The influence of laser power density (LPD) and the number of laser impacts on the surface roughness, residual stress, and mechanical characteristics of laser peened EN25 steel was investigated in this work. The current research outlines the following findings.

  1. I.

    The laser power density of 4.95 GW cm−2 produced a rougher surface (Sa = 1.40 µm) than the unpeened sample (Sa = 0.63 µm). With a constant LPD of 3.53 GW cm−2, increasing the number of laser impacts from one to three increases surface roughness from 1.091 to 1.130 µm. The increase in the surface roughness at high LPD is attributed to the formation of craters due to melting of protective coating.

  2. II.

    At LPD 2.83 GW cm−2, the single peened sample generates a significant amount of compressive residual stress compared to the unpeened sample (− 100 MPa). Increasing LPD from 2.83 to 4.95 GW cm−2 increases compressive residual stress to ~ -556 MPa.
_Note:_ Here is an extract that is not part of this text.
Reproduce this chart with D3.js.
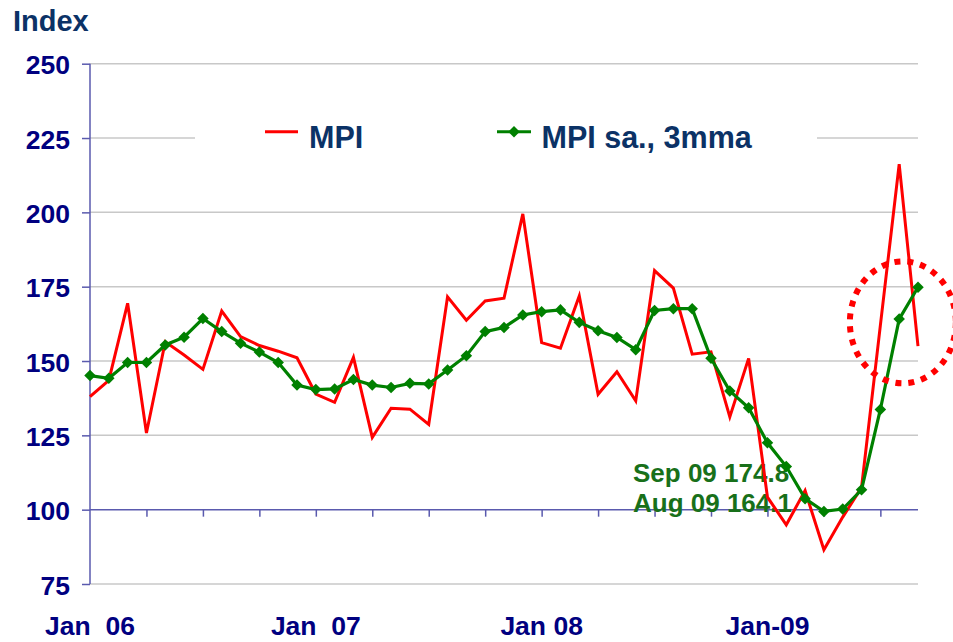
<!DOCTYPE html>
<html>
<head>
<meta charset="utf-8">
<script src="https://cdn.jsdelivr.net/npm/d3@7"></script>
<style>
  html, body { margin: 0; padding: 0; background: #ffffff; }
  svg { display: block; font-family: "Liberation Sans", Arial, sans-serif; }
</style>
</head>
<body>
<svg id="chart" width="953" height="642"></svg>
<script>
// ---- data ----
const months = [
  "Jan 06","Feb 06","Mar 06","Apr 06","May 06","Jun 06","Jul 06","Aug 06","Sep 06","Oct 06","Nov 06","Dec 06",
  "Jan 07","Feb 07","Mar 07","Apr 07","May 07","Jun 07","Jul 07","Aug 07","Sep 07","Oct 07","Nov 07","Dec 07",
  "Jan 08","Feb 08","Mar 08","Apr 08","May 08","Jun 08","Jul 08","Aug 08","Sep 08","Oct 08","Nov 08","Dec 08",
  "Jan 09","Feb 09","Mar 09","Apr 09","May 09","Jun 09","Jul 09","Aug 09","Sep 09"
];
const mpi = [
  138.0, 143.5, 169.4, 125.8, 156.5, 152.0, 147.2, 166.8, 158.2, 155.2, 153.3, 151.1,
  138.9, 136.1, 151.2, 124.3, 134.1, 133.8, 128.7, 171.6, 163.7, 170.2, 171.1, 199.5,
  156.2, 154.3, 171.9, 138.8, 146.4, 136.6, 180.4, 174.5, 152.3, 153.1, 131.2, 150.9,
  104.2, 94.9, 106.4, 86.5, 97.5, 107.5, 162.0, 216.2, 155.0
];
const mpiSa3mma = [
  145.1, 144.2, 149.5, 149.5, 155.4, 158.0, 164.3, 159.9, 156.0, 153.0, 149.5, 141.9,
  140.4, 140.6, 143.8, 141.9, 141.1, 142.5, 142.3, 147.0, 151.8, 159.9, 161.3, 165.5,
  166.6, 167.2, 163.0, 160.2, 157.9, 153.8, 167.0, 167.6, 167.6, 150.9, 139.9, 134.3,
  122.5, 114.5, 103.7, 99.4, 100.2, 106.7, 133.7, 164.1, 174.8
];
const yTicks = [75, 100, 125, 150, 175, 200, 225, 250];
const xLabels = [
  { month: "Jan 06", text: "Jan  06" },
  { month: "Jan 07", text: "Jan  07" },
  { month: "Jan 08", text: "Jan 08" },
  { month: "Jan 09", text: "Jan-09" }
];
const quarterTicks = ["Apr 06","Jul 06","Oct 06","Jan 07","Apr 07","Jul 07","Oct 07","Jan 08","Apr 08","Jul 08","Oct 08","Jan 09","Apr 09","Jul 09"];
const seriesNames = ["MPI", "MPI sa., 3mma"];
const annotations = ["Sep 09 174.8", "Aug 09 164.1"];

// ---- layout ----
const svg = d3.select("#chart");
const navy = "#000080";
const titleBlue = "#0b3266";
const axisCol = "#5a5aae";
const gridCol = "#c8c8c8";
const red = "#ff0000";
const green = "#008000";

const x = d3.scalePoint().domain(months).range([90, 918]);
const y = d3.scaleLinear().domain([75, 250]).range([584, 63.7]);

// gridlines
svg.append("g").selectAll("line")
  .data(yTicks.filter(d => d !== 100))
  .join("line")
  .attr("x1", 90).attr("x2", 918)
  .attr("y1", d => y(d)).attr("y2", d => y(d))
  .attr("stroke", gridCol).attr("stroke-width", 1.5);

// left axis
const yAxis = d3.axisLeft(y).tickValues(yTicks).tickSize(8).tickPadding(12).tickFormat(d3.format("d"));
const gy = svg.append("g").attr("transform", "translate(90,0)").call(yAxis);
gy.select(".domain").attr("stroke", axisCol).attr("stroke-width", 1.5).attr("d", `M0,${y(75)}V${y(250)}`);
gy.selectAll(".tick line").attr("stroke", axisCol).attr("stroke-width", 1.5);
gy.selectAll(".tick text")
  .attr("fill", navy).attr("font-size", "26.5px").attr("font-weight", "bold")
  .attr("font-family", "'Liberation Sans', Arial, sans-serif")
  .attr("dy", null).attr("y", 10);

// horizontal axis line at 100 with quarterly ticks
const xAxis = d3.axisBottom(x).tickValues(quarterTicks).tickSize(7).tickFormat("");
const gx = svg.append("g").attr("transform", `translate(0,${y(100)})`).call(xAxis);
gx.select(".domain").attr("stroke", axisCol).attr("stroke-width", 1.5).attr("d", "M90,0H918");
gx.selectAll(".tick line").attr("stroke", axisCol).attr("stroke-width", 1.5);

// x labels at bottom
svg.append("g").selectAll("text")
  .data(xLabels)
  .join("text")
  .attr("x", d => x(d.month))
  .attr("y", 635)
  .attr("text-anchor", "middle")
  .style("white-space", "pre")
  .attr("fill", navy).attr("font-size", "26.5px").attr("font-weight", "bold")
  .text(d => d.text);

// y title
svg.append("text")
  .attr("x", 13).attr("y", 30.5)
  .attr("fill", titleBlue).attr("font-size", "29px").attr("font-weight", "bold")
  .text("Index");

// annotation
svg.append("g").selectAll("text")
  .data(annotations)
  .join("text")
  .attr("x", 633).attr("y", (d, i) => 481.5 + i * 30.5)
  .attr("fill", "#18701a").attr("font-size", "26px").attr("font-weight", "bold")
  .text(d => d);

// lines
const line = d3.line().x((d, i) => x(months[i])).y(d => y(d));
svg.append("path").datum(mpi)
  .attr("d", line).attr("fill", "none")
  .attr("stroke", red).attr("stroke-width", 3).attr("stroke-linejoin", "miter");

svg.append("path").datum(mpiSa3mma)
  .attr("d", line).attr("fill", "none")
  .attr("stroke", green).attr("stroke-width", 3.2);

const diamond = d3.symbol().type(d3.symbolDiamond2).size(85);
svg.append("g").selectAll("path")
  .data(mpiSa3mma)
  .join("path")
  .attr("transform", (d, i) => `translate(${x(months[i])},${y(d)})`)
  .attr("d", diamond)
  .attr("fill", green);

// dotted ellipse highlight
svg.append("ellipse")
  .attr("cx", x("Jul 09") + 22.5).attr("cy", y(163))
  .attr("rx", 53).attr("ry", 61)
  .attr("fill", "none").attr("stroke", red)
  .attr("stroke-width", 6).attr("stroke-dasharray", "6,7");

// legend
const lg = svg.append("g");
lg.append("rect").attr("x", 195).attr("y", 108).attr("width", 622).attr("height", 58).attr("fill", "#ffffff");
lg.append("line").attr("x1", 265).attr("x2", 298).attr("y1", 131.7).attr("y2", 131.7)
  .attr("stroke", red).attr("stroke-width", 3);
lg.append("text").attr("x", 309).attr("y", 147.5)
  .attr("fill", titleBlue).attr("font-size", "30.5px").attr("font-weight", "bold")
  .text(seriesNames[0]);
lg.append("line").attr("x1", 497).attr("x2", 531).attr("y1", 131.7).attr("y2", 131.7)
  .attr("stroke", green).attr("stroke-width", 3);
lg.append("path").attr("transform", "translate(514,131.7)").attr("d", diamond).attr("fill", green);
lg.append("text").attr("x", 541.5).attr("y", 147.5)
  .attr("fill", titleBlue).attr("font-size", "30.5px").attr("font-weight", "bold")
  .text(seriesNames[1]);
</script>
</body>
</html>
Compressive residual stress changes from ~  − 537 to ~  − 680 MPa when increasing the number of laser impacts from single to triple. Similarly, the compressive residual stress in triple peened samples is found to be present to a greater depth (995 µm) than in single peened samples (610 µm). For best results, peening at lower LPD with multiple laser impacts is recommended.

  3. III.

    SEM analysis of the LSP-treated EN25 samples shows that with increase in LPD, the microstructural modification along the depth is found to be minimal as compared to the number of laser impacts. The thickness of severely deformed layer in the triple peened sample is found to be higher (65 µm) than the single peened sample (22 µm).

  4. IV.

    EBSD micrographs and data analysis confirmed the significant refinement of the grain structure in double and triple peened samples as compared to base metal sample. It is found that in case of double peened sample, nearly 43% grain has average size less than 1.17 µm, and in triple peened sample, nearly 50% grains have average size less than 1.15 µm as compared to the unpeened sample where average grain size is around 25 µm.

  5. V.

    XRD study confirms the decrease in crystallite size as the number of laser impacts increases from single (114 nm) to triple (37 nm). Additionally, XRD data indicate that triple peened materials exhibit greater micro-strain and dislocation density than single peened samples.

  6. VI.

    Microstructural refinement and creation of high dislocation density as a result of the LSP treatment led to nearly 26% improvement in hardness, 20%, improvement in yield strength and 12.5% improvement in ultimate tensile strength in triple LSP-treated samples as compared to unpeened sample.

  7. VII.

    LSP treatment also led to reduction in retained austenite content from 12% (unpeened condition) to 3.50% (single peened at LPD of 2.83 GW cm−2). With further increase in LPD, the number of laser impacts does not cause much reduction in retained austenite content.